Mark Fromhold, U of Nottingham
This talk will explore how room-temperature semiconductor surfaces can manipulate atoms cooled to nK temperatures and, conversely, be probed by the atoms themselves.
Quantum-mechanical reflection can shield the ultracold atoms from the disruptive influence of a nearby room-temperature surface. By considering experiments performed at MIT [1], it will be shown that inter-atomic interactions and the aspect ratio of the condensate both strongly affect the reflection process [2].
Next, the interaction between atomic condensates and surfaces that are patterned on the nanometre and micrometre scales will be considered.
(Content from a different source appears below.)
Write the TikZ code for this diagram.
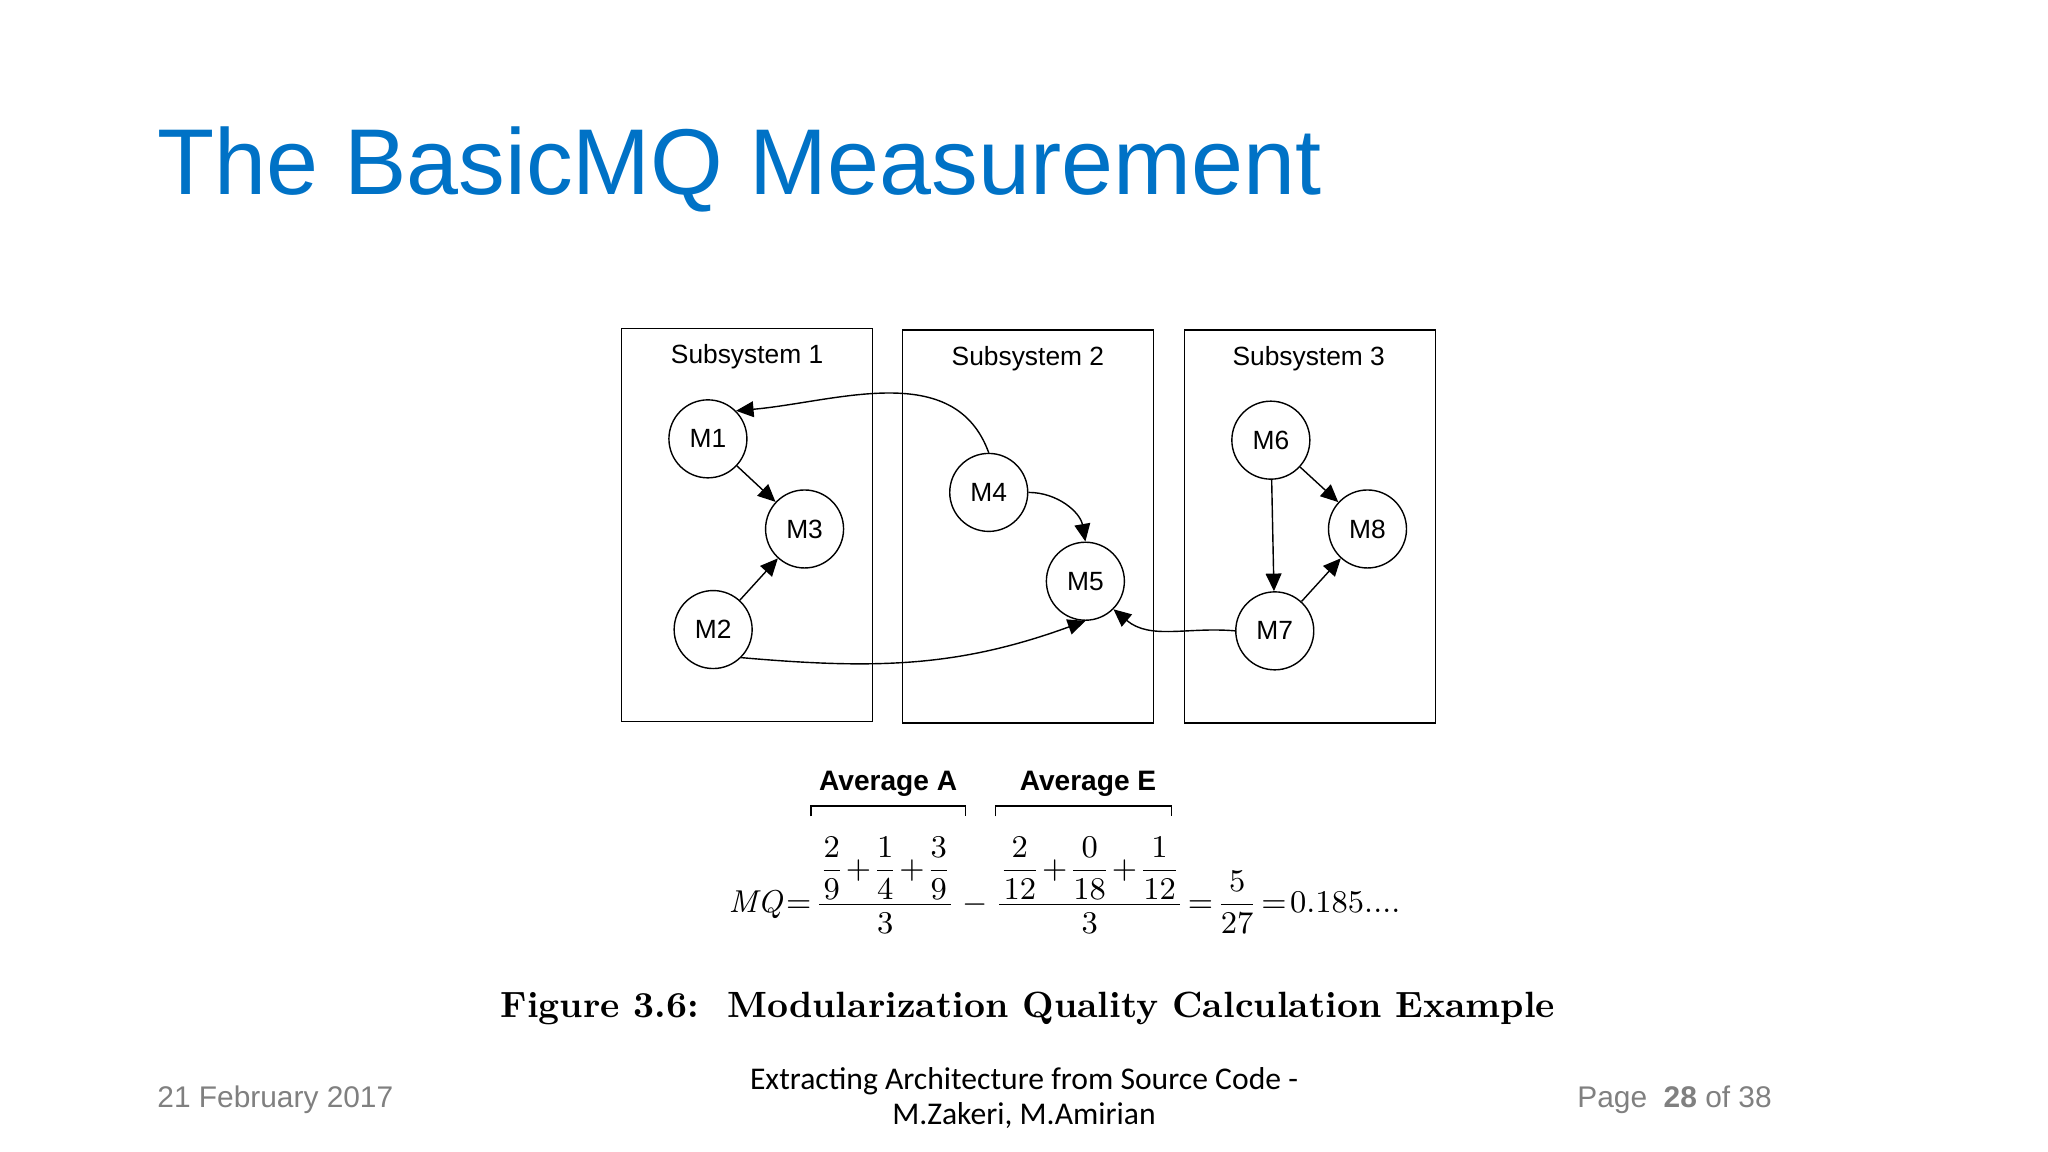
\documentclass[tikz,border=0pt]{standalone}
\usepackage{amsmath}
\usepackage{fontspec}
\setsansfont{Liberation Sans}
\newfontfamily\footfont{Carlito}
\usetikzlibrary{arrows.meta, positioning}
\definecolor{titleblue}{RGB}{0,114,198}
\definecolor{footgray}{RGB}{128,128,128}
\tikzstyle{subsys} = [draw, thin, minimum width=2.51cm, minimum height=3.93cm]
\tikzstyle{module} = [circle, draw, thin, minimum size=0.78cm, inner sep=0pt, font=\sffamily\fontsize{7.5}{9}\selectfont]
\tikzstyle{dep} = [-{Triangle[length=5pt,width=4.5pt]}, thin]
\tikzstyle{avg} = [font=\sffamily\bfseries\fontsize{8}{10}\selectfont]

\begin{document}
\begin{tikzpicture}[x=0.01306cm, y=-0.01306cm]
    \useasboundingbox (0,0) rectangle (1568,882);

    % Title
    \node (title) at (120,130) [anchor=west, inner sep=0pt, text=titleblue, font=\sffamily\fontsize{26.6}{30}\selectfont] {The BasicMQ Measurement};

    % Subsystems
    \node (s1) at (572,402) [subsys] {};
    \node (s2) at (787,403) [subsys] {};
    \node (s3) at (1003,403) [subsys] {};
    \node at (572,273) [font=\sffamily\fontsize{7.5}{9}\selectfont] {Subsystem 1};
    \node at (787,275) [font=\sffamily\fontsize{7.5}{9}\selectfont] {Subsystem 2};
    \node at (1002,275) [font=\sffamily\fontsize{7.5}{9}\selectfont] {Subsystem 3};

    % Modules
    \node (m1) at (542,336) [module] {M1};
    \node (m3) at (616,405) [module] {M3};
    \node (m2) at (546,482) [module] {M2};
    \node (m4) at (757,377) [module] {M4};
    \node (m5) at (831,445) [module] {M5};
    \node (m6) at (973,337) [module] {M6};
    \node (m8) at (1047,405) [module] {M8};
    \node (m7) at (976,483) [module] {M7};

    % Dependencies
    \draw [dep] (m1) -- (m3);
    \draw [dep] (m2) -- (m3);
    \draw [dep] (m4.north) to[out=110,in=5] (m1.north east);
    \draw [dep] (m4.east) to[out=0,in=100] (m5.north);
    \draw [dep] (m2.south east) to[out=-5,in=200] (m5.south);
    \draw [dep] (m7.west) to[out=175,in=-40] (m5.south east);
    \draw [dep] (m6) -- (m8);
    \draw [dep] (m6) -- (m7);
    \draw [dep] (m7) -- (m8);

    % Formula
    \node (mq) at (815,678) [font=\fontsize{9}{11}\selectfont] {$\mathit{MQ}\!=\!
      \dfrac{\dfrac{2}{9}\!+\!\dfrac{1}{4}\!+\!\dfrac{3}{9}}{3}
      -\dfrac{\dfrac{2}{12}\!+\!\dfrac{0}{18}\!+\!\dfrac{1}{12}}{3}
      \!=\!\dfrac{5}{27}\!=\!0.185....$};
    \node (avga) at (680,600) [avg] {Average A};
    \node (avge) at (833,600) [avg] {Average E};
    \draw (621,625) -- (621,617) -- (739,617) -- (739,625);
    \draw (762,625) -- (762,617) -- (897,617) -- (897,625);

    % Caption
    \node (caption) at (787,772) [font=\bfseries\fontsize{10.4}{12}\selectfont] {Figure 3.6:\ \ Modularization Quality Calculation Example};

    % Footer
    \node (date) at (120,842) [anchor=west, inner sep=0pt, text=footgray, font=\sffamily\fontsize{8.5}{10}\selectfont] {21 February 2017};
    \node (talk) at (784,841) [align=center, font=\footfont\fontsize{9}{10}\selectfont] {Extracting Architecture from Source Code -\\M.Zakeri, M.Amirian};
    \node (page) at (1357,842) [anchor=east, inner sep=0pt, text=footgray, font=\sffamily\fontsize{8.5}{10}\selectfont] {Page \ \textbf{28} of 38};
\end{tikzpicture}
\end{document}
Strong focusing of the condensate by a transmission zone plate suggests a route towards re-writable matter-wave lithography of quantum electronic devices [2].
Finally, I will present calculations, which predict that current through a two-dimensional electron gas (2DEG) can trap ultracold atoms < 1 micron away with orders of magnitude less spatial noise than a more usual metal trapping wire [3]. This may enable the creation of hybrid systems, which integrate ultracold atoms with quantum electronic devices to give high sensitivity and control: for example, activating a single quantised conductance channel in the 2DEG can split a Bose-Einstein condensate (BEC) for atom interferometry. In turn, the BEC itself offers structural and functional imaging of quantum devices and transport.